● **DATA EXCERPT**:

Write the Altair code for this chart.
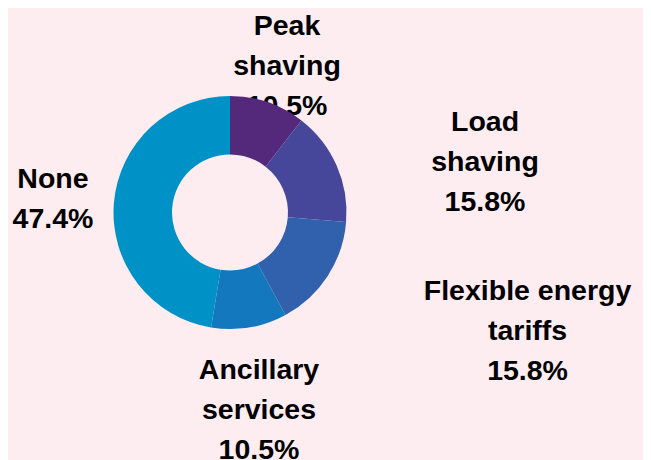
import altair as alt
import pandas as pd

# ---- data ----
categories = ["Peak shaving", "Load shaving", "Flexible energy tariffs",
              "Ancillary services", "None"]
values = [10.5, 15.8, 15.8, 10.5, 47.4]
wrapped_names = ["Peak\nshaving", "Load\nshaving", "Flexible energy\ntariffs",
                 "Ancillary\nservices", "None"]
colors = ["#54287a", "#46469a", "#3160ac", "#1478be", "#0091c6"]

# ---- label layout (distance of first text line from centre in px,
#      angular nudge from the slice middle in degrees) ----
label_radius = [186.4, 267.7, 310.0, 169.0, 178.7]
label_nudge_deg = [-1.1, 6.04, -16.82, -0.34, 3.2]

BG = "#fdedf1"
total = sum(values)

df = pd.DataFrame({
    "category": categories,
    "value": values,
    "idx": list(range(len(categories))),
})
df["label"] = [f"{n}\n{v:.1f}%" for n, v in zip(wrapped_names, values)]
cum = df["value"].cumsum()
df["label_theta"] = (cum - df["value"] / 2) + pd.Series(label_nudge_deg) * total / 360.0
df["label_r"] = label_radius

base = alt.Chart(df)

labels = base.mark_text(
    font="Liberation Sans", fontSize=28.5, fontWeight="bold", color="#000000",
    align="center", baseline="alphabetic", lineBreak="\n", lineHeight=40,
).encode(
    theta=alt.Theta("label_theta:Q", stack=False),
    radius=alt.Radius("label_r:Q", scale=None),
    text="label:N",
)

arcs = base.mark_arc(outerRadius=116.5, innerRadius=58).encode(
    theta=alt.Theta("value:Q", stack=True),
    order=alt.Order("idx:Q"),
    color=alt.Color("category:N",
                    scale=alt.Scale(domain=categories, range=colors),
                    legend=None),
)

chart = alt.layer(labels, arcs).properties(
    width=444, height=409,
    padding={"left": 0, "top": 0, "right": 191, "bottom": 43},
    autosize=alt.AutoSizeParams(type="none"),
    background=BG,
).configure_view(strokeWidth=0)

chart.save("out.html", embed_options={"renderer": "svg", "actions": False})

● **TASK BRIEF**:
Please take the lines from the beginning of the data above through the line holding "label_nudge_deg = [-1.1, 6.04, -16.82, -0.34, 3.2]" and transcribe them exactly, without any pictures.

● **ANSWER TO THIS TASK**:
Write the Altair code for this chart.
import altair as alt
import pandas as pd

# ---- data ----
categories = ["Peak shaving", "Load shaving", "Flexible energy tariffs",
              "Ancillary services", "None"]
values = [10.5, 15.8, 15.8, 10.5, 47.4]
wrapped_names = ["Peak\nshaving", "Load\nshaving", "Flexible energy\ntariffs",
                 "Ancillary\nservices", "None"]
colors = ["#54287a", "#46469a", "#3160ac", "#1478be", "#0091c6"]

# ---- label layout (distance of first text line from centre in px,
#      angular nudge from the slice middle in degrees) ----
label_radius = [186.4, 267.7, 310.0, 169.0, 178.7]
label_nudge_deg = [-1.1, 6.04, -16.82, -0.34, 3.2]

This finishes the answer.